# SET TASK
Copy all the material below, exactly as it stands.
· · · ·
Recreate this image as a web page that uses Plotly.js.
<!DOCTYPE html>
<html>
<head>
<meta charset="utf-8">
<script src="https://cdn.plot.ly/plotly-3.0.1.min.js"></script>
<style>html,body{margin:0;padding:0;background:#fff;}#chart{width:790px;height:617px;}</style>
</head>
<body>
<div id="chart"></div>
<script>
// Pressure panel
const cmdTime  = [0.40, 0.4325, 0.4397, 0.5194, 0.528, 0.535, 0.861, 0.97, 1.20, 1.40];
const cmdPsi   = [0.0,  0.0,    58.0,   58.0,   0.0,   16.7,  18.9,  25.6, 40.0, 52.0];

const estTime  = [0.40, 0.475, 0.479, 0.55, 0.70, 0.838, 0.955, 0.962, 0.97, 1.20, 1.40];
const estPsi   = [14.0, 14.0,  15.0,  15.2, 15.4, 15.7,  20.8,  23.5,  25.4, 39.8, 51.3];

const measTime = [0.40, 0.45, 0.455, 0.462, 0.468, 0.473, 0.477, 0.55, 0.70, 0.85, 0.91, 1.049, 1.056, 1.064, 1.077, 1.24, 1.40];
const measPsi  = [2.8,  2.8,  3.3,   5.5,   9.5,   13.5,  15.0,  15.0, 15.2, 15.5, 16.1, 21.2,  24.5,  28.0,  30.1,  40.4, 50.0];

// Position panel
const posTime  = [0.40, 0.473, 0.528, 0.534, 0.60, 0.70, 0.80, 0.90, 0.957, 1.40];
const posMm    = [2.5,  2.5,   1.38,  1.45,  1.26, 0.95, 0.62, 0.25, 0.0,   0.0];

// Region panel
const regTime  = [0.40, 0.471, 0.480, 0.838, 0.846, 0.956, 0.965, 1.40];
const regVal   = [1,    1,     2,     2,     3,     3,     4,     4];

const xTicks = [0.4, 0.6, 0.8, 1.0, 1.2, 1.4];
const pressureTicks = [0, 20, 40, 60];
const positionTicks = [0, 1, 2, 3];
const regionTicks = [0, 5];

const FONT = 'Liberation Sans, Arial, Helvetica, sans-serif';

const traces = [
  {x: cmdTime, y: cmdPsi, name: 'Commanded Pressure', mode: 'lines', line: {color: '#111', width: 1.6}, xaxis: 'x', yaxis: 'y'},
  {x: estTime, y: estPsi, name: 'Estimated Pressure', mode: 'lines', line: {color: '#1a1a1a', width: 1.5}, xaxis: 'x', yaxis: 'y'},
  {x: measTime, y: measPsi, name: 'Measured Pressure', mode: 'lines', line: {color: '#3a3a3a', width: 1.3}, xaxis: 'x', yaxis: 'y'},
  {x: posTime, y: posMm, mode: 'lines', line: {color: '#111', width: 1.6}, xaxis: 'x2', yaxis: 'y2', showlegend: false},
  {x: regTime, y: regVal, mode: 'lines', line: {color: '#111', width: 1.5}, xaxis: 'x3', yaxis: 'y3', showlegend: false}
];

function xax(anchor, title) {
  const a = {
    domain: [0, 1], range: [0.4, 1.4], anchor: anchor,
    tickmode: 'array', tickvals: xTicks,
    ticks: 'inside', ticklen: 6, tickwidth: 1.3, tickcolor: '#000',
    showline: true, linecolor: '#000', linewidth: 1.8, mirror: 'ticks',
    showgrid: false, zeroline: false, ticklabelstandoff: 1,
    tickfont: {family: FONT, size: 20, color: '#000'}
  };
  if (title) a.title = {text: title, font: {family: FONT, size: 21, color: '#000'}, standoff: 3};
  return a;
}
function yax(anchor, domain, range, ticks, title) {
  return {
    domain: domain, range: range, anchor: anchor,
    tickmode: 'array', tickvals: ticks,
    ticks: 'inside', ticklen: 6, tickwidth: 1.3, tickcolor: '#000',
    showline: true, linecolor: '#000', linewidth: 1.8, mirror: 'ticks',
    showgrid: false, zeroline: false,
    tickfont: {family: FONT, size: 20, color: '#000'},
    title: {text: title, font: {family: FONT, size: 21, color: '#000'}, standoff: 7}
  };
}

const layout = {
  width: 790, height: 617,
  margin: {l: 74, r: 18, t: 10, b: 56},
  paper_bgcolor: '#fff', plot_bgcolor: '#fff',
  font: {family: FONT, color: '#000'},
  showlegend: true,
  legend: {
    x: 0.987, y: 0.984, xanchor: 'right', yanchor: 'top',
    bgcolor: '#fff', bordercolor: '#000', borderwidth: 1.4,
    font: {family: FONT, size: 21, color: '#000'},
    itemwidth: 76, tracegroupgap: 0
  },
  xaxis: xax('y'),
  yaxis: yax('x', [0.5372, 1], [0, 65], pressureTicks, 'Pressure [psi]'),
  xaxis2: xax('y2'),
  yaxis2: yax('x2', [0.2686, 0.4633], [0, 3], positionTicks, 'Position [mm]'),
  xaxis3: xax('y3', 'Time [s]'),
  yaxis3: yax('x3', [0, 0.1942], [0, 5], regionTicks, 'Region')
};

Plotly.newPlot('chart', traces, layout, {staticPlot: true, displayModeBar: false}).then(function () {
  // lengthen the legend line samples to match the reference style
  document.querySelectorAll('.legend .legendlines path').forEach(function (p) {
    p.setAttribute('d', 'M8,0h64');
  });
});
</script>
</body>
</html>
· · · ·
# OUTPUT BELOW
Recreate this image as a web page that uses Plotly.js.
<!DOCTYPE html>
<html>
<head>
<meta charset="utf-8">
<script src="https://cdn.plot.ly/plotly-3.0.1.min.js"></script>
<style>html,body{margin:0;padding:0;background:#fff;}#chart{width:790px;height:617px;}</style>
</head>
<body>
<div id="chart"></div>
<script>
// Pressure panel
const cmdTime  = [0.40, 0.4325, 0.4397, 0.5194, 0.528, 0.535, 0.861, 0.97, 1.20, 1.40];
const cmdPsi   = [0.0,  0.0,    58.0,   58.0,   0.0,   16.7,  18.9,  25.6, 40.0, 52.0];

const estTime  = [0.40, 0.475, 0.479, 0.55, 0.70, 0.838, 0.955, 0.962, 0.97, 1.20, 1.40];
const estPsi   = [14.0, 14.0,  15.0,  15.2, 15.4, 15.7,  20.8,  23.5,  25.4, 39.8, 51.3];

const measTime = [0.40, 0.45, 0.455, 0.462, 0.468, 0.473, 0.477, 0.55, 0.70, 0.85, 0.91, 1.049, 1.056, 1.064, 1.077, 1.24, 1.40];
const measPsi  = [2.8,  2.8,  3.3,   5.5,   9.5,   13.5,  15.0,  15.0, 15.2, 15.5, 16.1, 21.2,  24.5,  28.0,  30.1,  40.4, 50.0];

// Position panel
const posTime  = [0.40, 0.473, 0.528, 0.534, 0.60, 0.70, 0.80, 0.90, 0.957, 1.40];
const posMm    = [2.5,  2.5,   1.38,  1.45,  1.26, 0.95, 0.62, 0.25, 0.0,   0.0];

// Region panel
const regTime  = [0.40, 0.471, 0.480, 0.838, 0.846, 0.956, 0.965, 1.40];
const regVal   = [1,    1,     2,     2,     3,     3,     4,     4];

const xTicks = [0.4, 0.6, 0.8, 1.0, 1.2, 1.4];
const pressureTicks = [0, 20, 40, 60];
const positionTicks = [0, 1, 2, 3];
const regionTicks = [0, 5];

const FONT = 'Liberation Sans, Arial, Helvetica, sans-serif';

const traces = [
  {x: cmdTime, y: cmdPsi, name: 'Commanded Pressure', mode: 'lines', line: {color: '#111', width: 1.6}, xaxis: 'x', yaxis: 'y'},
  {x: estTime, y: estPsi, name: 'Estimated Pressure', mode: 'lines', line: {color: '#1a1a1a', width: 1.5}, xaxis: 'x', yaxis: 'y'},
  {x: measTime, y: measPsi, name: 'Measured Pressure', mode: 'lines', line: {color: '#3a3a3a', width: 1.3}, xaxis: 'x', yaxis: 'y'},
  {x: posTime, y: posMm, mode: 'lines', line: {color: '#111', width: 1.6}, xaxis: 'x2', yaxis: 'y2', showlegend: false},
  {x: regTime, y: regVal, mode: 'lines', line: {color: '#111', width: 1.5}, xaxis: 'x3', yaxis: 'y3', showlegend: false}
];

function xax(anchor, title) {
  const a = {
    domain: [0, 1], range: [0.4, 1.4], anchor: anchor,
    tickmode: 'array', tickvals: xTicks,
    ticks: 'inside', ticklen: 6, tickwidth: 1.3, tickcolor: '#000',
    showline: true, linecolor: '#000', linewidth: 1.8, mirror: 'ticks',
    showgrid: false, zeroline: false, ticklabelstandoff: 1,
    tickfont: {family: FONT, size: 20, color: '#000'}
  };
  if (title) a.title = {text: title, font: {family: FONT, size: 21, color: '#000'}, standoff: 3};
  return a;
}
function yax(anchor, domain, range, ticks, title) {
  return {
    domain: domain, range: range, anchor: anchor,
    tickmode: 'array', tickvals: ticks,
    ticks: 'inside', ticklen: 6, tickwidth: 1.3, tickcolor: '#000',
    showline: true, linecolor: '#000', linewidth: 1.8, mirror: 'ticks',
    showgrid: false, zeroline: false,
    tickfont: {family: FONT, size: 20, color: '#000'},
    title: {text: title, font: {family: FONT, size: 21, color: '#000'}, standoff: 7}
  };
}

const layout = {
  width: 790, height: 617,
  margin: {l: 74, r: 18, t: 10, b: 56},
  paper_bgcolor: '#fff', plot_bgcolor: '#fff',
  font: {family: FONT, color: '#000'},
  showlegend: true,
  legend: {
    x: 0.987, y: 0.984, xanchor: 'right', yanchor: 'top',
    bgcolor: '#fff', bordercolor: '#000', borderwidth: 1.4,
    font: {family: FONT, size: 21, color: '#000'},
    itemwidth: 76, tracegroupgap: 0
  },
  xaxis: xax('y'),
  yaxis: yax('x', [0.5372, 1], [0, 65], pressureTicks, 'Pressure [psi]'),
  xaxis2: xax('y2'),
  yaxis2: yax('x2', [0.2686, 0.4633], [0, 3], positionTicks, 'Position [mm]'),
  xaxis3: xax('y3', 'Time [s]'),
  yaxis3: yax('x3', [0, 0.1942], [0, 5], regionTicks, 'Region')
};

Plotly.newPlot('chart', traces, layout, {staticPlot: true, displayModeBar: false}).then(function () {
  // lengthen the legend line samples to match the reference style
  document.querySelectorAll('.legend .legendlines path').forEach(function (p) {
    p.setAttribute('d', 'M8,0h64');
  });
});
</script>
</body>
</html>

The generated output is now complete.